En efecto, supóngase que un jefe de gobierno se permita descalificar los criterios del tribunal supremo, tildándolos públicamente de “no estar apegados a derecho”.  Si el jefe de gobierno puede permitirse descalificar de esa manera los actos del tribunal supremo, ¿por qué no pudiera, entonces, el tribunal supremo descalificar públicamente ciertas decisiones del gobierno como “contrarias al interés general o al bien común”? ¿Qué impediría a un fiscal general descalificar como contrarias al desarrollo económico del país las políticas económicas del jefe de gobierno? ¿Por qué tuviera que abstenerse un ministro de descalificar como intrascendentes para la lucha contra el crimen ciertas medidas de un fiscal general? En pocas palabras, ¿por qué razón tuviera cada uno de los funcionarios del Estado que respetar los criterios de otros funcionarios del Estado, que hayan sido formulados dentro del ámbito de sus competencias?
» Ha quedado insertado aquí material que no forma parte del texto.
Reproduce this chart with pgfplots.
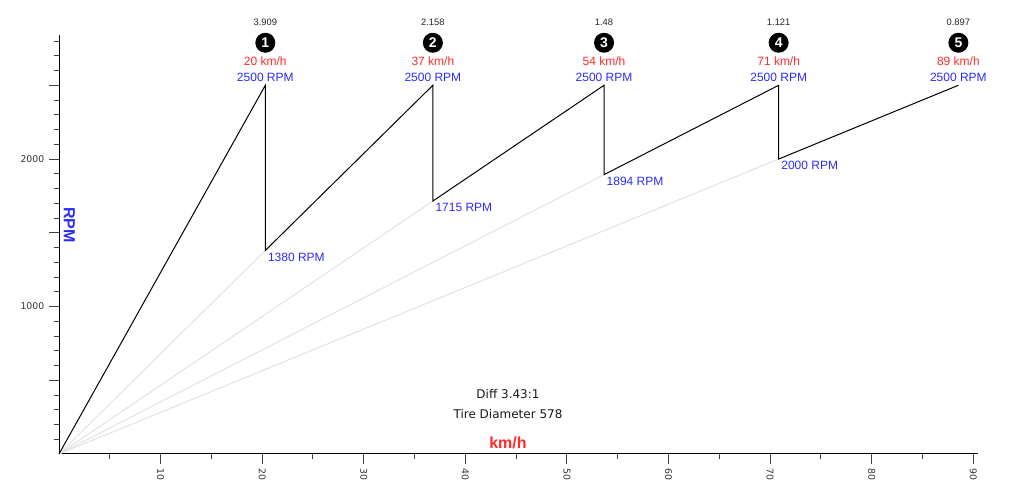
\documentclass[border=0pt]{standalone}
\usepackage{fontspec}
\setmainfont{Liberation Sans}
\newfontfamily\dejavu{DejaVu Sans}
\usepackage{pgfplots}
\pgfplotsset{compat=1.18}
\definecolor{myred}{HTML}{FF2A2A}
\definecolor{myblue}{HTML}{2A2AFF}
\definecolor{lgray}{HTML}{E2E2E2}
\begin{document}
\begin{tikzpicture}
\useasboundingbox (0,0) rectangle (768.75pt,369pt);
\begin{axis}[
  at={(44.25pt,28.5pt)}, anchor=south west,
  scale only axis, width=689.25pt, height=314.25pt,
  xmin=0, xmax=90.46, ymin=0, ymax=2841,
  axis lines=left,
  axis line style={-, black, line width=0.75pt},
  clip=false,
  tick align=outside,
  major tick length=7.5pt, minor tick length=4pt,
  tick style={black!75, line width=0.75pt},
  xtick={10,20,...,90},
  minor xtick={5,15,...,85},
  ytick={500,1000,1500,2000,2500},
  yticklabels={,1000,,2000,},
  minor ytick={100,200,...,2800},
  /pgf/number format/assume math mode=true,
  xticklabel style={rotate=-90, anchor=west, font=\dejavu\fontsize{7}{8}\selectfont, text=black!80},
  yticklabel style={font=\dejavu\fontsize{7}{8}\selectfont, text=black!80},
]
% gray reference lines
\addplot[lgray, line width=0.75pt] coordinates {(0,0) (20.31,1380)};
\addplot[lgray, line width=0.75pt] coordinates {(0,0) (36.80,1715)};
\addplot[lgray, line width=0.75pt] coordinates {(0,0) (53.65,1894)};
\addplot[lgray, line width=0.75pt] coordinates {(0,0) (70.84,2000)};
% sawtooth
\addplot[black, line width=0.75pt] coordinates {
(0,0) (20.31,2500) (20.31,1380) (36.80,2500) (36.80,1715) (53.65,2500) (53.65,1894) (70.84,2500) (70.84,2000) (88.53,2500)};

% drop labels
\node[anchor=west, inner sep=0, text=myblue, font=\fontsize{9}{10}\selectfont, xshift=1.8pt, yshift=-5pt] at (axis cs:20.31,1380) {1380 RPM};
\node[anchor=west, inner sep=0, text=myblue, font=\fontsize{9}{10}\selectfont, xshift=1.8pt, yshift=-5pt] at (axis cs:36.80,1715) {1715 RPM};
\node[anchor=west, inner sep=0, text=myblue, font=\fontsize{9}{10}\selectfont, xshift=1.8pt, yshift=-5pt] at (axis cs:53.65,1894) {1894 RPM};
\node[anchor=west, inner sep=0, text=myblue, font=\fontsize{9}{10}\selectfont, xshift=1.8pt, yshift=-5pt] at (axis cs:70.84,2000) {2000 RPM};

% peak annotations
\node[inner sep=0, text=myblue, font=\fontsize{9}{10}\selectfont, yshift=6pt] at (axis cs:20.31,2500) {2500 RPM};
\node[inner sep=0, text=myred, font=\fontsize{9}{10}\selectfont, yshift=17.7pt] at (axis cs:20.31,2500) {20 km/h};
\node[circle, fill=black, inner sep=0, minimum size=15pt, text=white, font=\bfseries\fontsize{10.5}{11}\selectfont, yshift=31.9pt] at (axis cs:20.31,2500) {1};
\node[inner sep=0, text=black!85, font=\fontsize{7}{7}\selectfont, yshift=47pt] at (axis cs:20.31,2500) {3.909};

\node[inner sep=0, text=myblue, font=\fontsize{9}{10}\selectfont, yshift=6pt] at (axis cs:36.80,2500) {2500 RPM};
\node[inner sep=0, text=myred, font=\fontsize{9}{10}\selectfont, yshift=17.7pt] at (axis cs:36.80,2500) {37 km/h};
\node[circle, fill=black, inner sep=0, minimum size=15pt, text=white, font=\bfseries\fontsize{10.5}{11}\selectfont, yshift=31.9pt] at (axis cs:36.80,2500) {2};
\node[inner sep=0, text=black!85, font=\fontsize{7}{7}\selectfont, yshift=47pt] at (axis cs:36.80,2500) {2.158};

\node[inner sep=0, text=myblue, font=\fontsize{9}{10}\selectfont, yshift=6pt] at (axis cs:53.65,2500) {2500 RPM};
\node[inner sep=0, text=myred, font=\fontsize{9}{10}\selectfont, yshift=17.7pt] at (axis cs:53.65,2500) {54 km/h};
\node[circle, fill=black, inner sep=0, minimum size=15pt, text=white, font=\bfseries\fontsize{10.5}{11}\selectfont, yshift=31.9pt] at (axis cs:53.65,2500) {3};
\node[inner sep=0, text=black!85, font=\fontsize{7}{7}\selectfont, yshift=47pt] at (axis cs:53.65,2500) {1.48};

\node[inner sep=0, text=myblue, font=\fontsize{9}{10}\selectfont, yshift=6pt] at (axis cs:70.84,2500) {2500 RPM};
\node[inner sep=0, text=myred, font=\fontsize{9}{10}\selectfont, yshift=17.7pt] at (axis cs:70.84,2500) {71 km/h};
\node[circle, fill=black, inner sep=0, minimum size=15pt, text=white, font=\bfseries\fontsize{10.5}{11}\selectfont, yshift=31.9pt] at (axis cs:70.84,2500) {4};
\node[inner sep=0, text=black!85, font=\fontsize{7}{7}\selectfont, yshift=47pt] at (axis cs:70.84,2500) {1.121};

\node[inner sep=0, text=myblue, font=\fontsize{9}{10}\selectfont, yshift=6pt] at (axis cs:88.53,2500) {2500 RPM};
\node[inner sep=0, text=myred, font=\fontsize{9}{10}\selectfont, yshift=17.7pt] at (axis cs:88.53,2500) {89 km/h};
\node[circle, fill=black, inner sep=0, minimum size=15pt, text=white, font=\bfseries\fontsize{10.5}{11}\selectfont, yshift=31.9pt] at (axis cs:88.53,2500) {5};
\node[inner sep=0, text=black!85, font=\fontsize{7}{7}\selectfont, yshift=47pt] at (axis cs:88.53,2500) {0.897};

% axis labels
\node[rotate=-90, inner sep=0, text=myblue, font=\bfseries\fontsize{12}{13}\selectfont] at (rel axis cs:0.0114,0.5465) {RPM};
\node[inner sep=0, text=myred, font=\bfseries\fontsize{12}{13}\selectfont] at (rel axis cs:0.4886,0.027) {km/h};

% info text
\node[inner sep=0, text=black!90, font=\dejavu\fontsize{9}{10}\selectfont] at (rel axis cs:0.4886,0.1432) {Diff 3.43:1};
\node[inner sep=0, text=black!90, font=\dejavu\fontsize{9}{10}\selectfont] at (rel axis cs:0.4886,0.0955) {Tire Diameter 578};
\end{axis}
\end{tikzpicture}
\end{document}
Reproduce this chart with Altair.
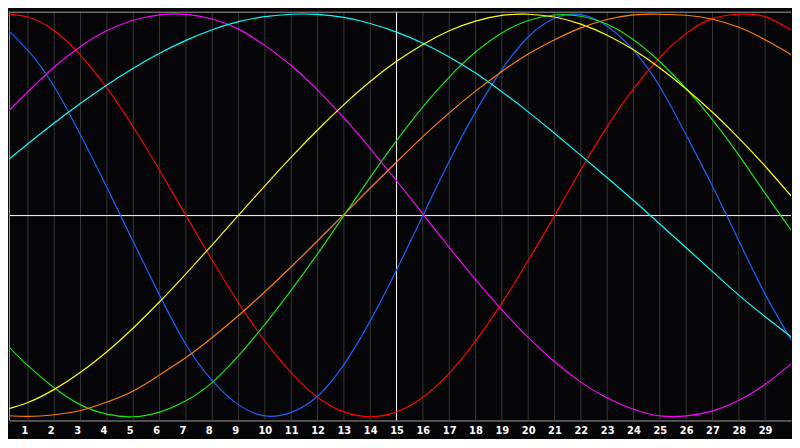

Lamentablemente eso es, exactamente, lo que el Gobierno de Guatemala ha hecho en un comunicado fechado 23 de julio del año en curso.  En relación con ello, me pregunto, por ejemplo, ¿qué puede entender un analista de una entidad internacional de las que califican el llamado “riesgo país”, al leer una declaración de esta naturaleza?  ¿Qué tipo de riesgo representa para un inversor extranjero, por ejemplo, que el Gobierno se permita descalificar, públicamente, las resoluciones de la Corte de Constitucionalidad, afirmando que “no están apegadas a derecho”? ¿Quién determina, entonces, qué acciones están o no apegadas a derecho? ¿El Gobierno o la Corte de Constitucionalidad? De la respuesta que se dé a esa pregunta dependen cosas como las que menciono arriba.